Center, Institute & Lab Affiliations

  • USC Dornsife Center on Science, Technology, and Public Life,

Biography

Ciruce Movahedi-Lankarani is the Farhang Foundation Early Career Chair in Iranian Studies and Assistant Professor of Middle East Studies and Environmental Studies at the University of Southern California. Ciruce studies modern Iran, focusing on the country’s recent history through the interwoven perspectives of technology, development, and the environment.

 

Ciruce’s first book, titled Accelerant: Energy Infrastructures and the Natural World in Making Modern Iran (Stanford: Stanford University Press, 2026), studies the history of natural gas in twentieth-century Iran. It follows the movement of the resource from underground reservoirs through infrastructures of refining and distribution into everyday life, in the process tracing the interconnections of development planners, oil firms, industrialists, engineers, consumers, mountain ranges, sedimentary rock layers, and natural gas itself.
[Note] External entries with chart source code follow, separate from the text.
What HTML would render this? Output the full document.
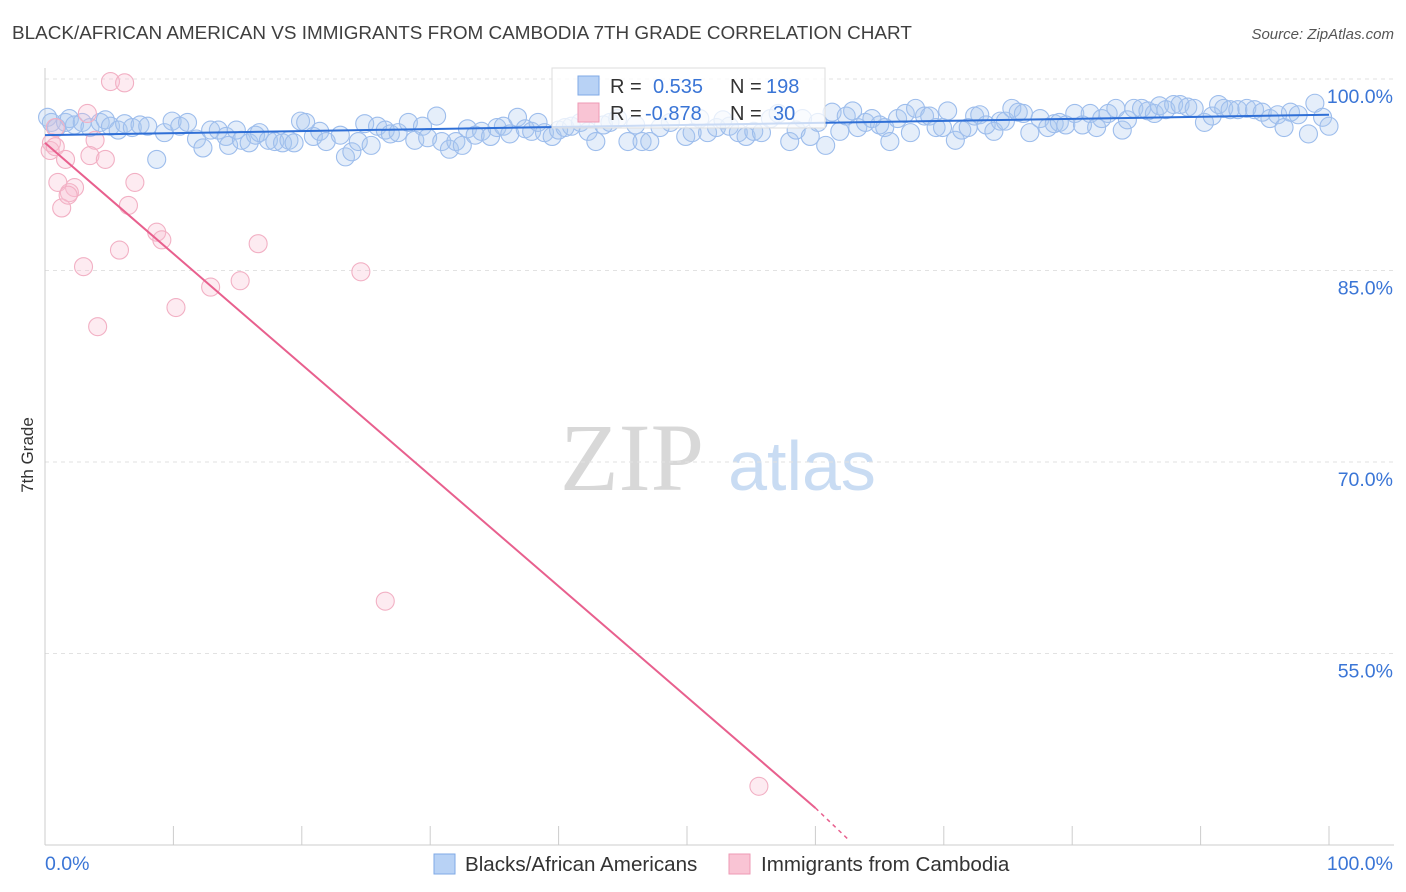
<!DOCTYPE html>
<html><head><meta charset="utf-8"><style>
body{margin:0;background:#fff;font-family:"Liberation Sans",sans-serif}
svg{display:block}
</style></head><body>
<svg id="chart" width="1406" height="892" viewBox="0 0 1406 892">
<text x="12" y="39" font-size="18.9" fill="#3f3f3f">BLACK/AFRICAN AMERICAN VS IMMIGRANTS FROM CAMBODIA 7TH GRADE CORRELATION CHART</text>
<text x="1394" y="39" font-size="15" fill="#555" font-style="italic" text-anchor="end">Source: ZipAtlas.com</text>
<text x="0" y="0" transform="translate(33,455) rotate(-90)" font-size="17" fill="#333" text-anchor="middle">7th Grade</text>
<g>
<text x="632" y="490" font-family="Liberation Serif,serif" font-size="96" fill="#d8d8d8" text-anchor="middle">ZIP</text>
<text x="802" y="490" font-size="70" fill="#c9dcf3" text-anchor="middle">atlas</text>
</g>
<g id="grid"></g>
<g id="axes"></g>
<g id="pts"></g>
<g id="trend"></g>
<g>
<rect x="552" y="68" width="273" height="60" fill="#fff" fill-opacity="0.75" stroke="#ddd"/>
<rect x="578" y="76" width="21" height="19" fill="#b8d2f5" stroke="#7fa9e6"/>
<text x="610" y="93" font-size="20" fill="#333">R =</text>
<text x="653" y="93" font-size="20" fill="#3a75d6">0.535</text>
<text x="730" y="93" font-size="20" fill="#333">N =</text>
<text x="766" y="93" font-size="20" fill="#3a75d6">198</text>
<rect x="578" y="103" width="21" height="19" fill="#f9c4d4" stroke="#ee9ab5"/>
<text x="610" y="120" font-size="20" fill="#333">R =</text>
<text x="645" y="120" font-size="20" fill="#3a75d6">-0.878</text>
<text x="730" y="120" font-size="20" fill="#333">N =</text>
<text x="773" y="120" font-size="20" fill="#3a75d6">30</text>
</g>
<g>
<rect x="434" y="854" width="21" height="20" fill="#b8d2f5" stroke="#7fa9e6"/>
<text x="465" y="871" font-size="20.6" fill="#333">Blacks/African Americans</text>
<rect x="729" y="854" width="21" height="20" fill="#f9c4d4" stroke="#ee9ab5"/>
<text x="761" y="871" font-size="20.6" fill="#333">Immigrants from Cambodia</text>
</g>
</svg>
<script>
const yTicks=[100,85,70,55];
const yTickLabels=["100.0%","85.0%","70.0%","55.0%"];
const xTicks=[0,10,20,30,40,50,60,70,80,90,100];
const blueX=[0.2,0.5,0.9,1.6,1.9,2.3,2.9,3.5,4.3,4.7,5.1,5.7,6.2,6.8,7.4,8.0,8.7,9.3,9.9,10.5,11.1,11.8,12.3,12.9,13.5,14.1,14.3,14.9,15.3,15.9,16.4,16.7,17.4,17.9,18.5,19.0,19.4,19.9,20.3,20.9,21.4,21.9,23.0,23.4,23.9,24.4,24.9,25.4,25.9,26.5,26.9,27.5,28.3,28.8,29.4,29.8,30.5,30.9,31.5,32.0,32.5,32.9,33.5,34.0,34.7,35.2,35.7,36.2,36.8,37.4,37.9,38.4,38.9,39.5,40.0,40.5,41.0,41.7,42.3,42.9,43.5,44.0,44.6,45.4,46.0,46.5,47.1,47.9,48.7,49.9,50.4,51.0,51.6,52.3,52.8,53.3,54.0,54.6,55.2,55.8,56.5,57.1,58.0,58.5,59.0,59.6,60.2,60.8,61.3,61.9,62.4,62.9,63.3,63.9,64.4,65.0,65.4,65.8,66.4,67.0,67.4,67.8,68.5,68.9,69.4,69.9,70.3,70.9,71.4,71.9,72.4,72.8,73.3,73.9,74.4,74.8,75.3,75.8,76.2,76.7,77.5,78.1,78.6,79.0,79.5,80.2,80.8,81.4,81.9,82.3,82.8,83.4,83.9,84.3,84.8,85.4,85.9,86.4,86.8,87.3,87.9,88.4,89.0,89.5,90.3,90.9,91.4,91.8,92.3,92.9,93.6,94.2,94.8,95.4,96.0,96.5,97.0,97.6,98.4,98.9,99.5,100.0];
const blueY=[97.0,96.6,96.2,96.6,96.9,96.4,96.6,96.2,96.6,96.8,96.3,96.0,96.5,96.2,96.4,96.3,93.7,95.8,96.7,96.3,96.6,95.3,94.6,96.0,96.0,95.5,94.8,96.0,95.2,95.0,95.6,95.8,95.2,95.1,95.0,95.2,95.0,96.7,96.6,95.5,95.9,95.1,95.6,93.9,94.3,95.1,96.5,94.8,96.3,96.0,95.7,95.8,96.6,95.2,96.3,95.4,97.1,95.1,94.5,95.1,94.8,96.1,95.6,95.9,95.5,96.2,96.3,95.7,97.0,96.1,95.9,96.6,95.8,95.5,96.0,96.2,96.3,96.6,95.9,95.1,96.4,96.6,96.9,95.1,96.4,95.1,95.1,96.2,96.6,95.5,95.8,96.9,95.8,96.2,96.8,96.3,95.8,95.5,95.9,95.8,96.9,97.3,95.1,96.0,96.9,95.5,96.6,94.8,97.4,95.9,97.1,97.5,96.2,96.6,96.9,96.4,96.2,95.1,96.9,97.3,95.8,97.7,97.1,97.1,96.2,96.2,97.5,95.2,96.0,96.2,97.1,97.2,96.4,95.9,96.7,96.7,97.7,97.4,97.3,95.8,96.9,96.2,96.5,96.6,96.4,97.3,96.4,97.3,96.2,96.9,97.3,97.7,96.0,96.8,97.7,97.7,97.5,97.3,97.9,97.6,98.0,98.0,97.8,97.7,96.6,97.1,98.0,97.7,97.6,97.6,97.7,97.6,97.4,96.9,97.2,96.2,97.4,97.2,95.7,98.1,97.0,96.3];
const pinkX=[5.1,6.2,3.3,0.8,0.5,0.4,0.8,1.6,3.9,3.5,4.7,1.0,1.3,2.3,1.9,1.8,7.0,6.5,8.7,9.1,5.8,3.0,16.6,15.2,12.9,10.2,4.1,24.6,26.5,55.6];
const pinkY=[99.8,99.7,97.3,96.2,95.0,94.4,94.7,93.7,95.2,94.0,93.7,91.9,89.9,91.5,91.1,90.9,91.9,90.1,88.0,87.4,86.6,85.3,87.1,84.2,83.7,82.1,80.6,84.9,59.1,44.6];
const blueTrend=[95.6,97.2];
const pinkTrend=[95.0,42.9,40.3];
const pinkTrendX=[0,60,62.7];

const X0=45,X1=1329,Y0=79,YB=845;
const sx=v=>X0+(X1-X0)*v/100;
const sy=v=>Y0+(100-v)*(YB-Y0)/60;
const NS="http://www.w3.org/2000/svg";
function mk(tag,attrs,parent){const e=document.createElementNS(NS,tag);for(const k in attrs)e.setAttribute(k,attrs[k]);parent.appendChild(e);return e;}
const grid=document.getElementById('grid'),axes=document.getElementById('axes'),pts=document.getElementById('pts'),tr=document.getElementById('trend');
yTicks.forEach((t,i)=>{
 const l=mk('line',{x1:X0,x2:1394,y1:sy(t),y2:sy(t),stroke:'#e2e2e2','stroke-dasharray':'4,4'},grid);
 
 
 const tx=mk('text',{x:1393,y:sy(t)+24,'font-size':19.5,fill:'#3a75d6','text-anchor':'end'},axes);
 tx.textContent=yTickLabels[i];
 
 
});
const ax=mk('line',{x1:X0,x2:1394,y1:YB,y2:YB,stroke:'#ccc'},axes);


const ay=mk('line',{x1:X0,x2:X0,y1:68,y2:YB,stroke:'#ccc'},axes);


xTicks.forEach(t=>{
 const l=mk('line',{x1:sx(t),x2:sx(t),y1:826,y2:YB,stroke:'#ccc'},axes);
 
 
});
const xl0=mk('text',{x:45,y:870,'font-size':19.5,fill:'#3a75d6'},axes);xl0.textContent='0.0%';


const xl1=mk('text',{x:1393,y:870,'font-size':19.5,fill:'#3a75d6','text-anchor':'end'},axes);xl1.textContent='100.0%';


blueX.forEach((x,i)=>{
 const c=mk('circle',{cx:sx(x),cy:sy(blueY[i]),r:9,fill:'rgba(170,200,240,0.3)',stroke:'#9dbdec','stroke-width':1.1},pts);
 
 
});
pinkX.forEach((x,i)=>{
 const c=mk('circle',{cx:sx(x),cy:sy(pinkY[i]),r:9,fill:'rgba(248,190,210,0.3)',stroke:'#f2b0c4','stroke-width':1.1},pts);
 
 
});
const bt=mk('line',{x1:sx(0),y1:sy(blueTrend[0]),x2:sx(100),y2:sy(blueTrend[1]),stroke:'#2f6fd6','stroke-width':2},tr);


const pt=mk('line',{x1:sx(pinkTrendX[0]),y1:sy(pinkTrend[0]),x2:sx(pinkTrendX[1]),y2:sy(pinkTrend[1]),stroke:'#e8608e','stroke-width':2},tr);


const pd=mk('line',{x1:sx(pinkTrendX[1]),y1:sy(pinkTrend[1]),x2:sx(pinkTrendX[2]),y2:sy(pinkTrend[2]),stroke:'#e8608e','stroke-width':1.5,'stroke-dasharray':'4,4'},tr);


</script>
</body></html>
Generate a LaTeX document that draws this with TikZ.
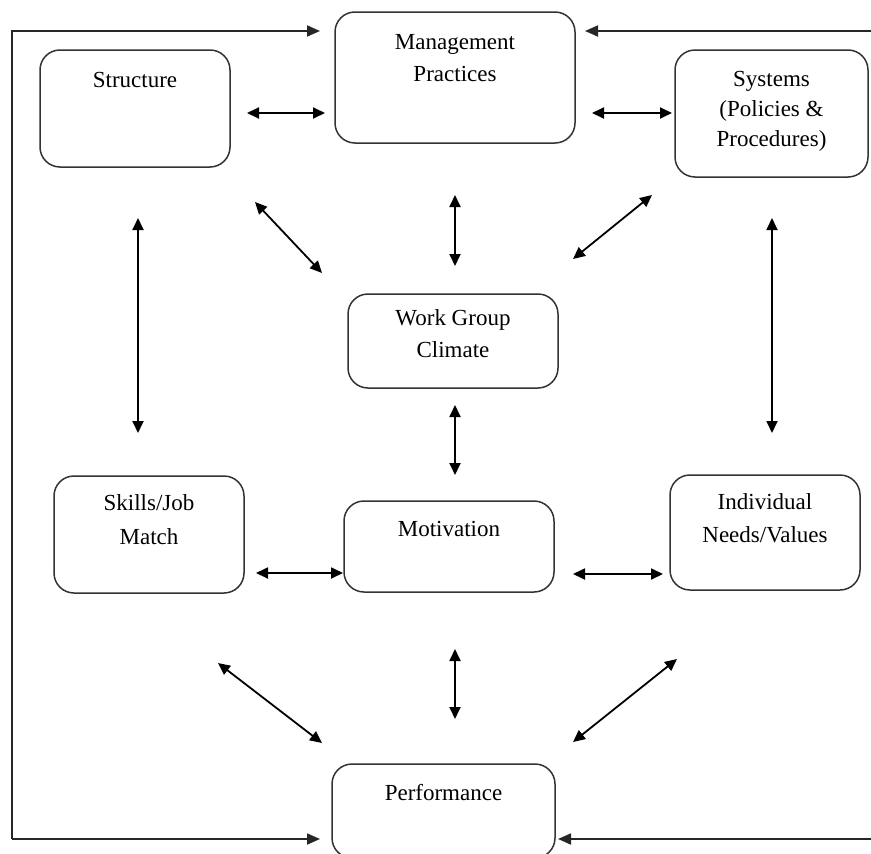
\documentclass[tikz,border=0pt]{standalone}
\usepackage{fontspec}
\setmainfont{Liberation Serif}
\usetikzlibrary{arrows.meta,calc}

\tikzset{
  box/.style={draw=black!80, line width=1.5pt, rounded corners=20pt, inner sep=0pt},
  lbl/.style={anchor=north, inner sep=0pt, align=center, font=\fontsize{23}{32}\selectfont},
  dbl/.style={line width=1.8pt, {Triangle[length=12pt,width=11pt]}-{Triangle[length=12pt,width=11pt]}},
  fb/.style={line width=1.8pt, black!85, -{Triangle[length=13pt,width=11pt]}}
}

\begin{document}
\begin{tikzpicture}[x=1pt, y=-1pt]
        \useasboundingbox (0,0) rectangle (871,854);

        % Boxes.
        \node[box, minimum width=190pt, minimum height=117pt, label={[lbl, yshift=-23pt]north:Structure}] (struct) at (135,108.5) {};
        \node[box, minimum width=240pt, minimum height=131pt, label={[lbl, yshift=-23pt]north:Management\\Practices}] (mgmt) at (455,77.5) {};
        \node[box, minimum width=193pt, minimum height=127pt, label={[lbl, yshift=-22pt, font=\fontsize{23}{30}\selectfont]north:Systems\\(Policies \&\\Procedures)}] (sys) at (771.5,113.5) {};
        \node[box, minimum width=210pt, minimum height=94pt, label={[lbl, yshift=-16pt]north:Work Group\\Climate}] (work) at (453,341) {};
        \node[box, minimum width=190pt, minimum height=117pt, label={[lbl, yshift=-19pt, font=\fontsize{23}{34}\selectfont]north:Skills/Job\\Match}] (skills) at (149,534.5) {};
        \node[box, minimum width=210pt, minimum height=91pt, label={[lbl, yshift=-21pt]north:Motivation}] (motiv) at (449,546.5) {};
        \node[box, minimum width=190pt, minimum height=115pt, label={[lbl, yshift=-19pt, font=\fontsize{23}{33}\selectfont]north:Individual\\Needs/Values}] (indiv) at (765,532.5) {};
        \node[box, minimum width=223pt, minimum height=94pt, label={[lbl, yshift=-21pt]north:Performance}] (perf) at (443.5,811) {};

        % Arrow ends.
        \coordinate (sm1) at (247,113);  \coordinate (sm2) at (325,113);
        \coordinate (ms1) at (592,113);  \coordinate (ms2) at (672,113);
        \coordinate (sw1) at (255,202);  \coordinate (sw2) at (322,273);
        \coordinate (mw1) at (455,195);  \coordinate (mw2) at (455,266);
        \coordinate (yw1) at (652,195);  \coordinate (yw2) at (573,259);
        \coordinate (sk1) at (138,218);  \coordinate (sk2) at (138,433);
        \coordinate (yi1) at (772,218);  \coordinate (yi2) at (772,433);
        \coordinate (wm1) at (455,405);  \coordinate (wm2) at (455,475);
        \coordinate (km1) at (256,573);  \coordinate (km2) at (343,573);
        \coordinate (mi1) at (573,574);  \coordinate (mi2) at (663,574);
        \coordinate (kp1) at (218,663);  \coordinate (kp2) at (322,743);
        \coordinate (mp1) at (455,649);  \coordinate (mp2) at (455,719);
        \coordinate (ip1) at (677,659);  \coordinate (ip2) at (573,742);

        % Double arrows.
        \foreach \a in {sm,ms,sw,mw,yw,sk,yi,wm,km,mi,kp,mp,ip}
            \draw[dbl] (\a1) -- (\a2);

        % Feedback loops.
        \coordinate (fbl1) at (320,31);  \coordinate (fbl2) at (320,839);
        \coordinate (fbr1) at (585,31);  \coordinate (fbr2) at (558,839);
        \draw[fb] (12,839) -- (12,31) -- (fbl1);
        \draw[fb] (12,839) -- (fbl2);
        \draw[fb] (875,31) -- (fbr1);
        \draw[fb] (875,839) -- (fbr2);

    \end{tikzpicture}
\end{document}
At the heart of the book is an exploration of how the material properties of Iran’s vast natural gas resources, Iran’s topography and geology, and the infrastructures used to exploit fossil fuels all influenced competing notions of progress, modernity, prosperity, and the environment in the country during a period of self-conscious modernization. Drawing upon perspectives in Middle Eastern history, energy history, science and technology studies, and political ecology, the book contributes to our knowledge of development in modern Iran, the creation of fossil fuel energy systems in the Global South, and the role of resource nationalism in the creation of intensive hydrocarbon energy regimes. By linking debates on environmental change to the politics of resource extraction in Iran, Accelerant sheds light on the sociopolitical significance of energy infrastructures in the creation of industrialized societies in the modern Middle East.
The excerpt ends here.